A touch of post-Chilcot stress disorder
*Five hours giving evidence to the Chilcot inquiry under the glare of television cameras would test the endurance of anyone, so you cannot entirely blame Alastair Campbell for a touch of post-traumatic stress, but this time he really has blown a gasket.
It is not just that curious rambling post on his blog on Wednesday, in which he quoted Psalm 56, reproduced great chunks of his published diary, discussed Burnley football club's search for a new manager, said he had not read the newspapers, and praised Keira Knightley's performance in The Misanthrope, in a single stream of consciousness.
Among the newspapers he claims not to have read is The Daily Mail, which reported his appearance in its usual understated way, under the headline "Shameless, Swaggering and Still Lying". Inside, Peter Oborne, Campbell's biographer, wrote him off as "an unscrupulous propagandist who lied to the British public", and sketch- writer Quentin Letts labelled him as "ex-Commissar Campbell, the Propaganda Bully."
Suddenly, into the blogosphere there popped in excess of a thousand words of undistilled Campbell rage, directed at this unread newspaper, which he calls Die Mail, and its Editor, aka "Obergruppenfuehrer Paul Dacre".
Campbell has hit on a theory that Dacre is a repressed gay who secretly fancies him something rotten. This passion, Campbell surmised, was "first lovingly bitter, then bitterly enraged, then out for vengeance" because it will never be requited.
Dacre is not alone. In the same blog, that "faux posh tosser, Peter Oborne" and "the queer-looking Quentin Quetts" also stand accused of directing homoerotic longings in Campbell's direction.
Calm, Ali – calm, calm, calm.
Mandiavelli plays up to his own image
*But that other veteran spin doctor Peter Mandelson has developed enough of a sense of humour to play up to his own image.
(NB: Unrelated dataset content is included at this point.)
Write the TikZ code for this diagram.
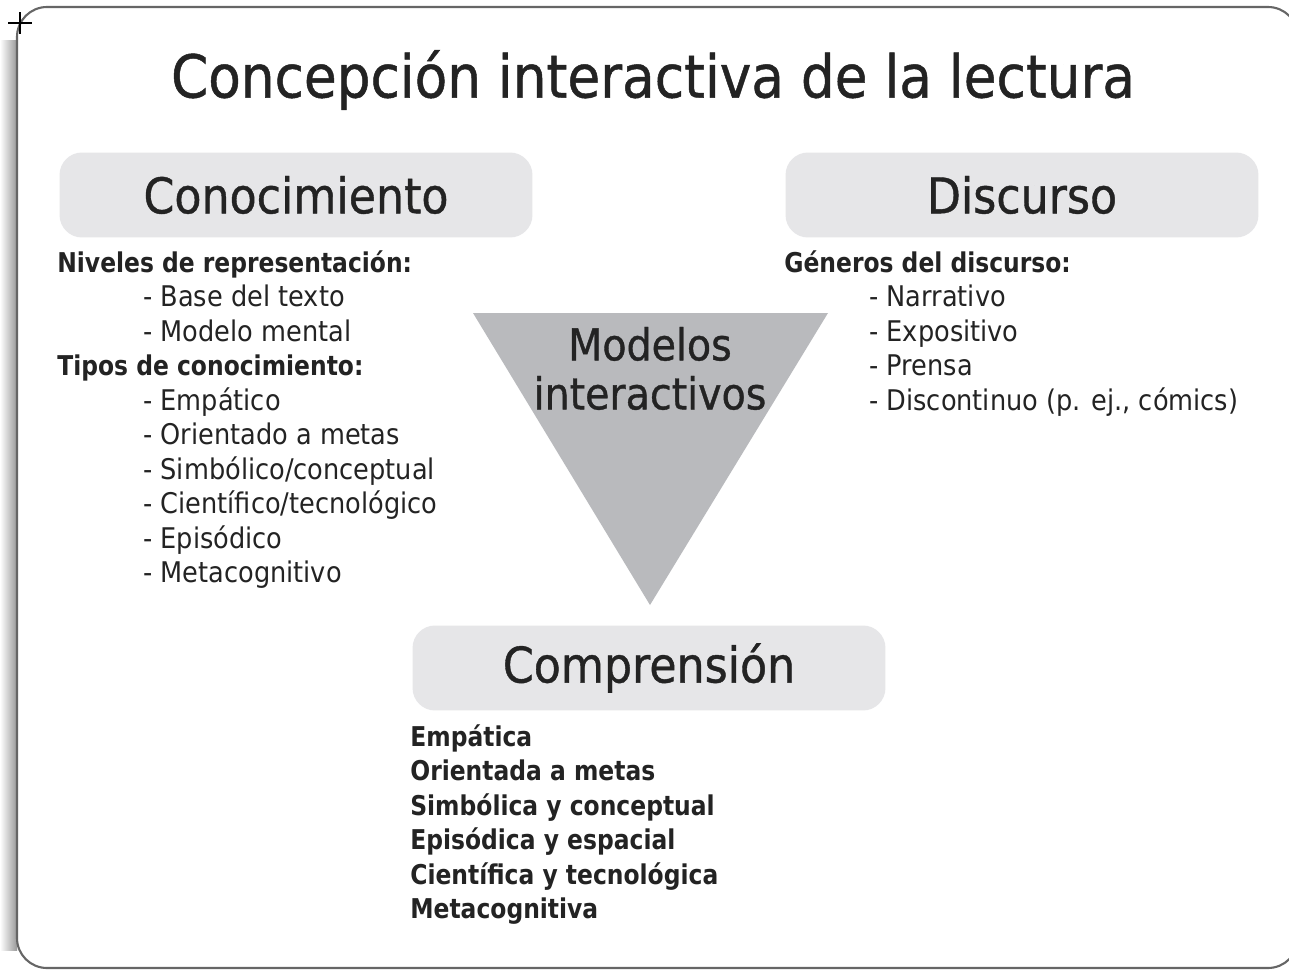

At a BBC lunch, when was asked why the plot against Brown mounted by Geoff Hoon and Patricia Hewitt had failed so dismally, the old Machiavelli purred: "Because I wasn't organising it."
A chance to shake off the curse of his life
*Residents of Spelthorne have until Monday to put their names down to take part in choosing their next Tory MP. The winner will be announced on Friday. One contender is Michael McManus, whose short biography on the Spelthorne Conservatives' website omits to mention that he has the patience of a saint. He needed it, because he worked for several years for that old grouch Sir Edward Heath. Heath's memoirs, The Course of My Life (1998), would never have been written without McManus's selfless assistance, for which he received next to no thanks. Proximity to Heath has been like a contamination that has blighted McManus's career, making it unlikely that any Conservative Association would ever let him near a winnable seat; but since Spelthorne is holding an open primary, maybe, for once, he is in with a chance.
Sitting uncomfortably in mutual loathing
*Which is a good enough excuse to retell a tale about the truculent Sir Edward. In October 1998, William Hague had the bright idea of persuading Heath and Margaret Thatcher to overcome their mutual loathing and sit side by side on stage at the annual Conservative conference, although the two ex-Prime Ministers had literally not exchanged a civil word since early in 1976. Heath arrived early, took a look at the stage, and spent most of the rest of the day bending Michael McManus's ear about the horrible chairs on which they were expected to sit.
Finally came the moment backstage when Heath and Thatcher met and 23 years of frigid silence was broken. Thatcher rose to the occasion, saying: "Hello, Ted. Have you seen those awful chairs?"
To which Heath retorted: "Can't see what's wrong with them."